Raw data.
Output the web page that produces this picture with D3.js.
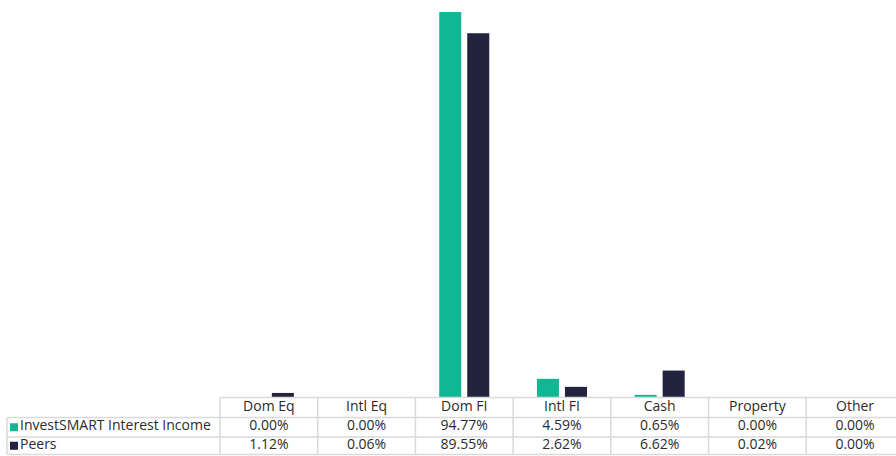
<!DOCTYPE html>
<html>
<head>
<meta charset="utf-8">
<script src="https://cdn.jsdelivr.net/npm/d3@7"></script>
<style>
  body { margin: 0; background: #fff; }
  svg text { font-family: "Open Sans", sans-serif; fill: #2b2b2b; font-size: 14px; }
</style>
</head>
<body>
<div class="visData"></div>
<script>
const categories = ["Dom Eq", "Intl Eq", "Dom FI", "Intl FI", "Cash", "Property", "Other"];
const seriesNames = ["InvestSMART Interest Income", "Peers"];
const fundValues = [0.00, 0.00, 94.77, 4.59, 0.65, 0.00, 0.00];
const peerValues = [1.12, 0.06, 89.55, 2.62, 6.62, 0.02, 0.00];
const colours = ["#11b795", "#24233f"];

const w = 896;
const h = 456;
const left = 220;
const step = 97.7;
const baseY = 397.5;
// table row edges: header, series 1, series 2
const rowEdges = [397.5, 417.5, 437, 454.5];

const svg = d3
  .select(".visData")
  .append("svg")
  .attr("width", w)
  .attr("height", h);

const series = [fundValues, peerValues];

//scales
const x0 = d3
  .scaleBand()
  .domain(categories)
  .range([left, left + step * categories.length]);

const x1 = d3
  .scaleBand()
  .domain(seriesNames)
  .range([0, x0.bandwidth()])
  .paddingInner(0.214)
  .paddingOuter(0.85);

const yScale = d3.scaleLinear().domain([0, 94.77]).range([baseY, 12]);

// bars
const groups = svg
  .selectAll("g.cat")
  .data(categories)
  .enter()
  .append("g")
  .attr("class", "cat")
  .attr("transform", (d) => `translate(${x0(d)},0)`);

groups
  .selectAll("rect")
  .data((d, i) => seriesNames.map((s, j) => ({ s: s, v: series[j][i], j: j })))
  .enter()
  .append("rect")
  .attr("x", (d) => x1(d.s))
  .attr("y", (d) => yScale(d.v))
  .attr("width", x1.bandwidth())
  .attr("height", (d) => baseY - yScale(d.v))
  .style("fill", (d) => colours[d.j]);

// table
const grid = "#d9d9d9";
const tableRight = left + step * categories.length;
const table = svg.append("g").attr("class", "table");
const baseline = (r) => rowEdges[r] + (rowEdges[r + 1] - rowEdges[r]) * 0.66;

// horizontal lines
rowEdges.forEach((y, r) => {
  table.append("line")
    .attr("x1", r === 0 ? left : 7).attr("x2", tableRight)
    .attr("y1", y).attr("y2", y)
    .attr("stroke", grid).attr("stroke-width", 1.5);
});
// vertical lines
table.append("line")
  .attr("x1", 7).attr("x2", 7)
  .attr("y1", rowEdges[1]).attr("y2", rowEdges[3])
  .attr("stroke", grid).attr("stroke-width", 1.5);
categories.forEach((c) => {
  table.append("line")
    .attr("x1", x0(c)).attr("x2", x0(c))
    .attr("y1", rowEdges[0]).attr("y2", rowEdges[3])
    .attr("stroke", grid).attr("stroke-width", 1.5);
});

// header
table.selectAll("text.head")
  .data(categories)
  .enter()
  .append("text")
  .attr("class", "head")
  .attr("x", (d) => x0(d) + x0.bandwidth() / 2)
  .attr("y", baseline(0))
  .attr("text-anchor", "middle")
  .text((d) => d);

// rows
seriesNames.forEach((s, j) => {
  const r = j + 1;
  const mid = (rowEdges[r] + rowEdges[r + 1]) / 2;
  table.append("rect")
    .attr("x", 10).attr("y", mid - 4)
    .attr("width", 8).attr("height", 8)
    .style("fill", colours[j]);
  table.append("text")
    .attr("x", 20).attr("y", baseline(r))
    .text(s);
  table.selectAll("text.v" + j)
    .data(series[j])
    .enter()
    .append("text")
    .attr("class", "v" + j)
    .attr("x", (d, i) => x0(categories[i]) + x0.bandwidth() / 2)
    .attr("y", baseline(r))
    .attr("text-anchor", "middle")
    .text((d) => d.toFixed(2) + "%");
});
</script>
</body>
</html>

Your goal.
Exactly reproduce the run of lines from the start of the listing through the line with "const baseline = (r)", inclusive; pictures are not copied.

Finished answer.
Output the web page that produces this picture with D3.js.
<!DOCTYPE html>
<html>
<head>
<meta charset="utf-8">
<script src="https://cdn.jsdelivr.net/npm/d3@7"></script>
<style>
  body { margin: 0; background: #fff; }
  svg text { font-family: "Open Sans", sans-serif; fill: #2b2b2b; font-size: 14px; }
</style>
</head>
<body>
<div class="visData"></div>
<script>
const categories = ["Dom Eq", "Intl Eq", "Dom FI", "Intl FI", "Cash", "Property", "Other"];
const seriesNames = ["InvestSMART Interest Income", "Peers"];
const fundValues = [0.00, 0.00, 94.77, 4.59, 0.65, 0.00, 0.00];
const peerValues = [1.12, 0.06, 89.55, 2.62, 6.62, 0.02, 0.00];
const colours = ["#11b795", "#24233f"];

const w = 896;
const h = 456;
const left = 220;
const step = 97.7;
const baseY = 397.5;
// table row edges: header, series 1, series 2
const rowEdges = [397.5, 417.5, 437, 454.5];

const svg = d3
  .select(".visData")
  .append("svg")
  .attr("width", w)
  .attr("height", h);

const series = [fundValues, peerValues];

//scales
const x0 = d3
  .scaleBand()
  .domain(categories)
  .range([left, left + step * categories.length]);

const x1 = d3
  .scaleBand()
  .domain(seriesNames)
  .range([0, x0.bandwidth()])
  .paddingInner(0.214)
  .paddingOuter(0.85);

const yScale = d3.scaleLinear().domain([0, 94.77]).range([baseY, 12]);

// bars
const groups = svg
  .selectAll("g.cat")
  .data(categories)
  .enter()
  .append("g")
  .attr("class", "cat")
  .attr("transform", (d) => `translate(${x0(d)},0)`);

groups
  .selectAll("rect")
  .data((d, i) => seriesNames.map((s, j) => ({ s: s, v: series[j][i], j: j })))
  .enter()
  .append("rect")
  .attr("x", (d) => x1(d.s))
  .attr("y", (d) => yScale(d.v))
  .attr("width", x1.bandwidth())
  .attr("height", (d) => baseY - yScale(d.v))
  .style("fill", (d) => colours[d.j]);

// table
const grid = "#d9d9d9";
const tableRight = left + step * categories.length;
const table = svg.append("g").attr("class", "table");
const baseline = (r) => rowEdges[r] + (rowEdges[r + 1] - rowEdges[r]) * 0.66;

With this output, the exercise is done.